We then head to the pristine rhubarb patch. Again, Graeme demonstrates how to harvest the crop. The group work their way around the patch, plucking the bright pink stalks from the ground, removing the leaves and adding them to their burgeoning pile of squeaky-fresh produce. 

Our baskets full, we follow Graeme down a rhododendron-lined path to a clearing in the trees known as The Spinney. Here, we meet Scott, the founder of Wild Classroom. He is breathing life into a small campfire where the children will be shown how to prepare and cook their own three-course lunch. 

Preparing the lettuce

Preparing the lettuces

There are several tables set out with chopping boards, knives and cups of elderflower cordial. Whilst Scott sees to the fire (which is fuelled by chestnut and birch wood from the estate), his partner Sarah, hands out the ingredients for our first course: lettuce, radish, herbs, mozzarella and asparagus spring salad. The children are told how to prepare the ingredients and take it in turns to place them on the griddle over the flames, under Scott’s careful supervision. 

Salad

Tasting the salad, which has been decorated with edible chive flowers

In no time at all, we are eating our first course: a starter scattered with delicate edible flowers that truly wouldn’t look out of place in any top-notch restaurant that champions fresh, seasonal, local produce. 
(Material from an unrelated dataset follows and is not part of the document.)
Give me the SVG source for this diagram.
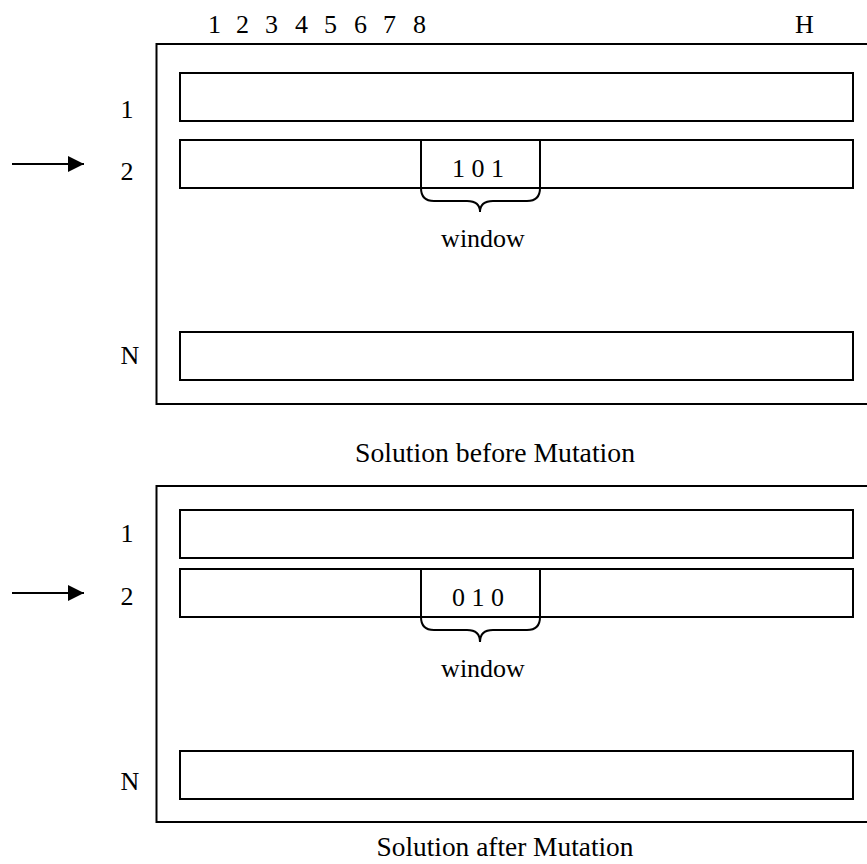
<svg xmlns="http://www.w3.org/2000/svg" width="867" height="864" viewBox="0 0 867 864">
<style>
text{font-family:"Liberation Serif","Times New Roman",serif;font-size:26px;fill:#000}
.cap{font-size:28px}
.box{fill:none;stroke:#000;stroke-width:2}
.c{text-anchor:middle}
.ln{fill:none;stroke:#000;stroke-width:2}
</style>
<defs>
<marker id="ah" viewBox="0 0 16 16" refX="16" refY="8" markerWidth="16" markerHeight="16" markerUnits="userSpaceOnUse" orient="auto">
<path d="M0,0 L16,8 L0,16 Z" fill="#000"/>
</marker>
</defs>
<g id="column-labels">
<text class="c" x="214.5" y="33">1</text>
<text class="c" x="242.5" y="33">2</text>
<text class="c" x="271.5" y="33">3</text>
<text class="c" x="301.5" y="33">4</text>
<text class="c" x="330.5" y="33">5</text>
<text class="c" x="360.5" y="33">6</text>
<text class="c" x="389.5" y="33">7</text>
<text class="c" x="419.5" y="33">8</text>
<text class="c" x="804.5" y="33">H</text>
</g>
<g id="before">
<rect id="before-outer" class="box" x="156.5" y="44" width="730" height="360"/>
<g id="before-row1"><rect class="box" x="180" y="73" width="673" height="48"/><text class="c" x="127" y="118">1</text></g>
<g id="before-row2"><rect class="box" x="180" y="140" width="673" height="48"/><text class="c" x="127" y="180">2</text></g>
<g id="before-window"><rect class="box" x="421" y="140" width="119" height="48"/><text class="c" x="478" y="177">1 0 1</text></g>
<g id="before-rowN"><rect class="box" x="180" y="332" width="673" height="48"/><text class="c" x="130" y="364">N</text></g>
<g id="before-brace"><path class="ln" d="M421,188 Q421,201 434,201 L467,201 Q480,201 480,212 Q480,201 493,201 L527,201 Q540,201 540,188"/><text class="c" x="483" y="247">window</text></g>
<text class="c cap" x="495" y="462" textLength="280" lengthAdjust="spacingAndGlyphs">Solution before Mutation</text>
</g>
<g id="after">
<rect id="after-outer" class="box" x="156.5" y="486" width="730" height="336"/>
<g id="after-row1"><rect class="box" x="180" y="510" width="673" height="48"/><text class="c" x="127" y="542">1</text></g>
<g id="after-row2"><rect class="box" x="180" y="569" width="673" height="48"/><text class="c" x="127" y="605">2</text></g>
<g id="after-window"><rect class="box" x="421" y="569" width="119" height="48"/><text class="c" x="478" y="606">0 1 0</text></g>
<g id="after-rowN"><rect class="box" x="180" y="751" width="673" height="48"/><text class="c" x="130" y="790">N</text></g>
<g id="after-brace"><path class="ln" d="M421,617 Q421,630 434,630 L467,630 Q480,630 480,642 Q480,630 493,630 L527,630 Q540,630 540,617"/><text class="c" x="483" y="677">window</text></g>
<text class="c cap" x="505" y="856" textLength="257" lengthAdjust="spacingAndGlyphs">Solution after Mutation</text>
</g>
<g id="connectors">
<line class="ln" x1="12" y1="164" x2="84" y2="164" marker-end="url(#ah)"/>
<line class="ln" x1="12" y1="593" x2="84" y2="593" marker-end="url(#ah)"/>
</g>
</svg>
‘I’m not a chef, I’m a teacher,’ explains Scott. An erstwhile primary school teacher with two decades’ experience in the classroom, Scott has also studied children’s literature. His capacity to engage and enthral his audience is immediately apparent: the kids are attentive and fully immersed in the experience – and they are learning first-hand where food comes from, and how good it tastes when it has just been plucked from the ground.

Wild Classroom stir fry

The Wild Classroom stir fry

Plates cleared, we move on to the next course: a quick and simple stir fry made in a vast cauldron that hangs from a chain above the flames. Again, the children do all the prep: grating carrots, chopping mushrooms, cabbage and asparagus and making a zingy sauce of honey, freshly squeezed lemon, soy sauce and ketchup. The beansprouts were one ingredient too many for my 4-year-old (‘Too crunchy!!’). Everyone else gobbled it up, adults included.

Wild Classroom stir fry

Scott launched Wild Classroom two years ago and gained enough momentum before lockdown to access a handful of lucky local schools, where his hands-on approach to food has captured the imaginations of teachers and pupils alike. For primary school children, the Wild Classroom experience reinforces the curriculum and brings learning to life. ‘Often the ingredients we use and the recipes we make reflect the relevant topic,’ Scott explains. ‘That might be the Vikings, the Romans – or Ernest Shackleton.’ He recalls a recent experience involving sea biscuits and dried meat fat balls …

For dessert, the children chop up the rhubarb stalks and tumble them into a cast iron pan with a sprinkling of sugar and some grated orange zest and juice. While that simmers over the embers, they whisk together a large bowl of pancake batter from six eggs and a mountain of flour. Moments later, Scott is expertly flipping pancakes on a fire bowl, whilst kids and adults are spooning rhubarb jam on to plates. Shackleton’s survival diet is not a patch on today’s menu.

Making pancake batter

Scott assists with the pancake batter

When he’s not teaching in schools, Scott’s Wild Classroom can be can be found at venues across the county. Look out for him at the Wealden Literary Festival at the end of June and at Brogdale later in the summer. He will also shortly be announcing new dates at Belmont House. Beansprouts or not, we will be the first to return.